On Tue, Mar 31, 2026 at 3:44 PM Michal Luczaj <[email protected]> wrote:
>
> On 3/31/26 01:27, Kuniyuki Iwashima wrote:
> > On Mon, Mar 30, 2026 at 4:04 PM Michal Luczaj <[email protected]> wrote:
> >> On 3/26/26 07:26, Martin KaFai Lau wrote:
> >>> On 3/15/26 4:58 PM, Michal Luczaj wrote:
> >>>>> Beside, from looking at the may_update_sockmap(), I don't know if it is
> >>>>> even doable (or useful) to bpf_map_update_elem(unix_sk) in
> >>>>> tc/flow_dissector/xdp. One possible path is the SOCK_FILTER when looking
> >>>>> at unix_dgram_sendmsg() => sk_filter(). It was not the original use case
> >>>>> when the bpf_map_update_elem(sockmap) support was added iirc.
> >>>>
> >>>> What about a situation when unix_sk is stored in a sockmap, then tc prog
> >>>> looks it up and invokes bpf_map_update_elem(unix_sk)? I'm not sure it's
> >>>> useful, but seems doable.
> >>>
> >>> [ Sorry for the late reply ]
> >>>
> >>> It is a bummer that the bpf_map_update_elem(unix_sk) path is possible
> >>> from tc :(
> >>>
> >>> Then unix_state_lock() in its current form cannot be safely acquired in
> >>> sock_map_update_elem(). It is currently a spin_lock() instead of
> >>> spin_lock_bh().
> >>
> >> Is there a specific deadlock you have in your mind?
> >
> > lockdep would complain if we used the same lock from
> > different contexts.
> >
> > e.g.)
> > Process context holding unix_state_lock() with the normal spin_lock()
> > -> BH interrupt
> > -> tc prog trying to hold the same lock with spin_lock(). (_bh())
> > -> deadlock
>
> OK, I get it, thanks.
>
> So here's one more idea: the null-ptr-deref issue is connect() racing
> against sock_map_update_elem_*SYS*() coming from user-space, not the
> can-be-called-from-BH sock_map_update_elem() variant. So can't we assume
> that for any sock_map_update_elem(unix_sk) invoked by a tc prog, unix_sk
> will always be "stable", i.e. in a state that cannot lead to that
> null-ptr-deref?
>
> IOW, if for a tc prog the only way to get hold of unix_sk is look it up in
> a sockmap, then (by the fact that unix_sk _is_ in the sockmap) unix_sk will
> be already safe to use by sock_map_update_elem() without taking the af_unix
> state lock.
>
> Long story short: take the unix state lock in sock_map_update_elem_sys(),
> don't bother in sock_map_update_elem()?

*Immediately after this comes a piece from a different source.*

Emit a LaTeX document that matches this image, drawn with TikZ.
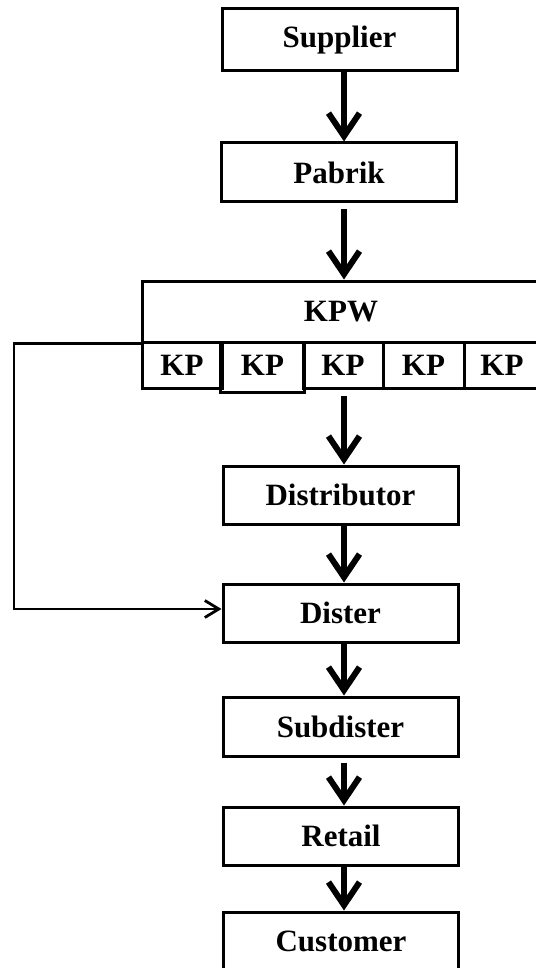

but it will prevents bpf iter from taking unix_state_lock().
I don't see a good reason to introduce a new locking rule by unnecessarily
wrapping the entire sockmap update with unix_state_lock() even though
the root bug can be avoided by a simple null check in a leaf function.
>
> >> ...
> >> And sock_{map,hash}_seq_show() (being a part of bpf iter machinery) needs
> >> to take lock_sock() just as well? Would that require a special-casing
> >> (unix_state_lock()) for af_unix?
> >
> > Right, lock_sock() + unix_state_lock() + SOCK_DEAD check
> > should be best.
>
> OK, got it.
>